Policy implications and practical advice
For policymakers:
– Narrow, targeted enforcement — prioritizing recent arrivals with final removal orders or those with serious criminal records — tends to draw more public support than broad initiatives.
– Programs that avoid family separation and provide clear guidance to employers can reduce community shock.
– Transparency about who is targeted and why matters politically and practically.
For families and communities:
– Legal screening, document planning, and emergency childcare arrangements can lower risk if enforcement affects a workplace or neighborhood.
– Community groups and legal aid organizations report higher demand for know-your-rights sessions.
– Understanding differing rights (U.S. citizens, lawful permanent residents, and noncitizens without status) is important for household planning.
Political stakes ahead
For the White House, political tradeoffs are clear. Energizing a base that favors tough measures may cost support among independents and moderates who reject mass deportations and raids. The polling suggests that once people see enforcement up close, disapproval grows — and that pattern could harden as more communities experience direct fallout.
When nearly four in five Americans view immigration as good for the country, proposals that push removals deep into long-settled communities face a steep climb. If the coming months bring more large-scale actions, surveys indicate approval ratings on immigration could come under even more pressure.

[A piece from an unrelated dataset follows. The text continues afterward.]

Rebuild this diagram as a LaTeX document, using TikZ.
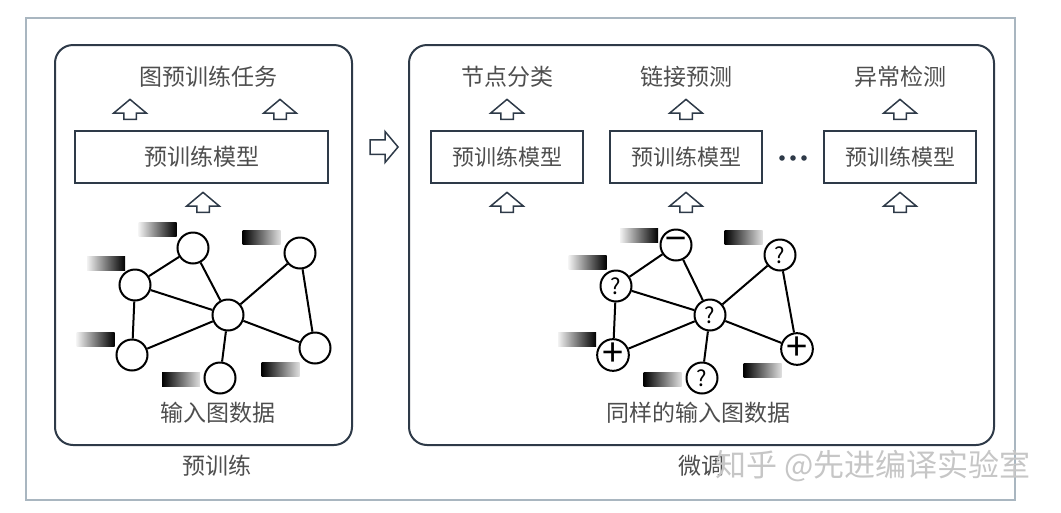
\documentclass[tikz,border=0pt]{standalone}
\usepackage{fontspec}
\setmainfont{Noto Sans CJK SC}
\usetikzlibrary{shapes.arrows}
\definecolor{txtgray}{HTML}{4E4E4E}
\definecolor{framegray}{HTML}{A9B6C0}
\definecolor{linedark}{HTML}{2E3A48}
\tikzset{
  cn/.style={font=\fontsize{23}{23}\selectfont, text=txtgray},
  modelbox/.style={draw=linedark, line width=1.8pt, minimum height=52pt, inner sep=0pt, text=txtgray},
  uparr/.style={single arrow, draw=linedark, line width=1.5pt, fill=white, rotate=90,
    minimum height=20pt, minimum width=31pt, single arrow head extend=10pt, single arrow tip angle=100,
    inner xsep=0pt, inner ysep=5.5pt},
  gnode/.style={circle, draw, line width=2pt, minimum size=31pt, inner sep=0pt, fill=white,
    font=\fontsize{22}{22}\selectfont},
  pm/.style={font=\fontsize{38}{38}\selectfont},
  gedge/.style={line width=2pt},
  flight/.style={minimum width=38pt, minimum height=14pt, inner sep=0pt, left color=gray!10, right color=black},
  fdark/.style={minimum width=38pt, minimum height=14pt, inner sep=0pt, left color=black, right color=gray!25},
}
\begin{document}
\begin{tikzpicture}[x=1pt,y=-1pt]
\useasboundingbox (0,0) rectangle (1061,512);
\pgfmathsetmacro{\ptop}{45};
\pgfmathsetmacro{\pbot}{445};
\draw[framegray, line width=1.2pt] (26,18) rectangle (1015,500);
\draw[linedark, line width=2pt, rounded corners=18pt] (55,\ptop) rectangle (352,\pbot);
\draw[linedark, line width=2pt, rounded corners=18pt] (409,\ptop) rectangle (994,\pbot);
% pre-training
\begin{scope}
\node[cn] (task) at (208,77) {图预训练任务};
\node[uparr] (ua1) at (130,112) {};
\node[uparr] (ua2) at (280,112) {};
\node[modelbox, minimum width=253pt, font=\fontsize{23}{23}\selectfont] (model) at (201.5,157) {预训练模型};
\node[uparr] (ua3) at (203,205) {};
\node[gnode] (lt) at (193,248) {};
\node[gnode] (ll) at (135,285) {};
\node[gnode] (lc) at (228,315) {};
\node[gnode] (lr) at (300,253) {};
\node[gnode] (lbl) at (132,355) {};
\node[gnode] (lb) at (220,378) {};
\node[gnode] (lbr) at (315,348) {};
\node[flight] (f1) at (157.5,229) {};
\node[flight] (f2) at (106,263) {};
\node[fdark] (f3) at (261.5,237) {};
\node[flight] (f4) at (95.5,339) {};
\node[fdark] (f5) at (181,379.5) {};
\node[fdark] (f6) at (280.5,369.5) {};
\node[cn] (input) at (218,413) {输入图数据};
\node[cn] (pre) at (217,466) {预训练};
\end{scope}
\node[single arrow, draw=linedark, line width=1.5pt, minimum height=28pt, minimum width=29pt,
  single arrow head extend=8pt, single arrow tip angle=100, inner xsep=0pt, inner ysep=6.5pt] (next) at (381,147) {};
% fine-tuning
\begin{scope}
\foreach \x/\t/\n in {507/节点分类/1, 686/链接预测/2, 900/异常检测/3}{
  \node[cn] (head\n) at (\x,77) {\t};
  \node[uparr] (up\n) at (\x,112) {};
  \node[modelbox, minimum width=152pt, font=\fontsize{22}{22}\selectfont] (ft\n) at (\x,157) {预训练模型};
  \node[uparr] (dn\n) at (\x,205) {};
}
\foreach \i in {-1,0,1}
  \fill[linedark] (793+\i*11,158) circle (2.8pt);
\node[gnode, pm] (rt) at (676,245) {−};
\node[gnode] (rl) at (616,286) {?};
\node[gnode] (rc) at (710,315) {?};
\node[gnode] (rr) at (780,255) {?};
\node[gnode, pm] (rbl) at (613,355) {+};
\node[gnode] (rb) at (702,378) {?};
\node[gnode, pm] (rbr) at (797,349) {+};
\node[flight] (g1) at (639,235.5) {};
\node[flight] (g2) at (587.5,262.5) {};
\node[fdark] (g3) at (743.5,237.5) {};
\node[flight] (g4) at (577,339.5) {};
\node[fdark] (g5) at (662.5,379.5) {};
\node[fdark] (g6) at (762.5,370) {};
\node[cn] (same) at (698,413) {同样的输入图数据};
\node[cn] (tune) at (701,466) {微调};
\end{scope}
\foreach \s in {l,r}
  \foreach \a/\b in {t/l,t/c,l/c,l/bl,bl/c,c/b,c/r,c/br,r/br}
    \draw[gedge] (\s\a) -- (\s\b);
\node[anchor=west, font=\fontsize{31}{31}\selectfont, text=gray!45] (wm) at (712,466) {知乎 @先进编译实验室};
\end{tikzpicture}
\end{document}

This Article in a Nutshell
Mid-2025 national polls from Ipsos-Reuters, Gallup and CBS/YouGov indicate declining approval for President Trump’s immigration approach as enforcement shifts from rhetoric to action. Approval ratings are generally in the low 40s while disapproval sits in the mid-50s to low-60s. Support for mass deportations fell from 59% in February to 49% in July; majorities also oppose workplace raids, suspending asylum and ending TPS. The partisan split is stark — strong Republican approval contrasts with very low Democratic support — and independents are increasingly negative. At the same time, 79% of Americans say immigration is good for the country, suggesting broad sympathy for immigrants and making expansive removal plans politically and practically difficult. Enforcement has generated community harms — family separations, lost wages, school disruptions — and legal, resource, and logistical limits constrain large-scale operations. Policymakers may gain more public backing by prioritizing targeted enforcement, avoiding family separations, and offering clearer guidance to employers and communities.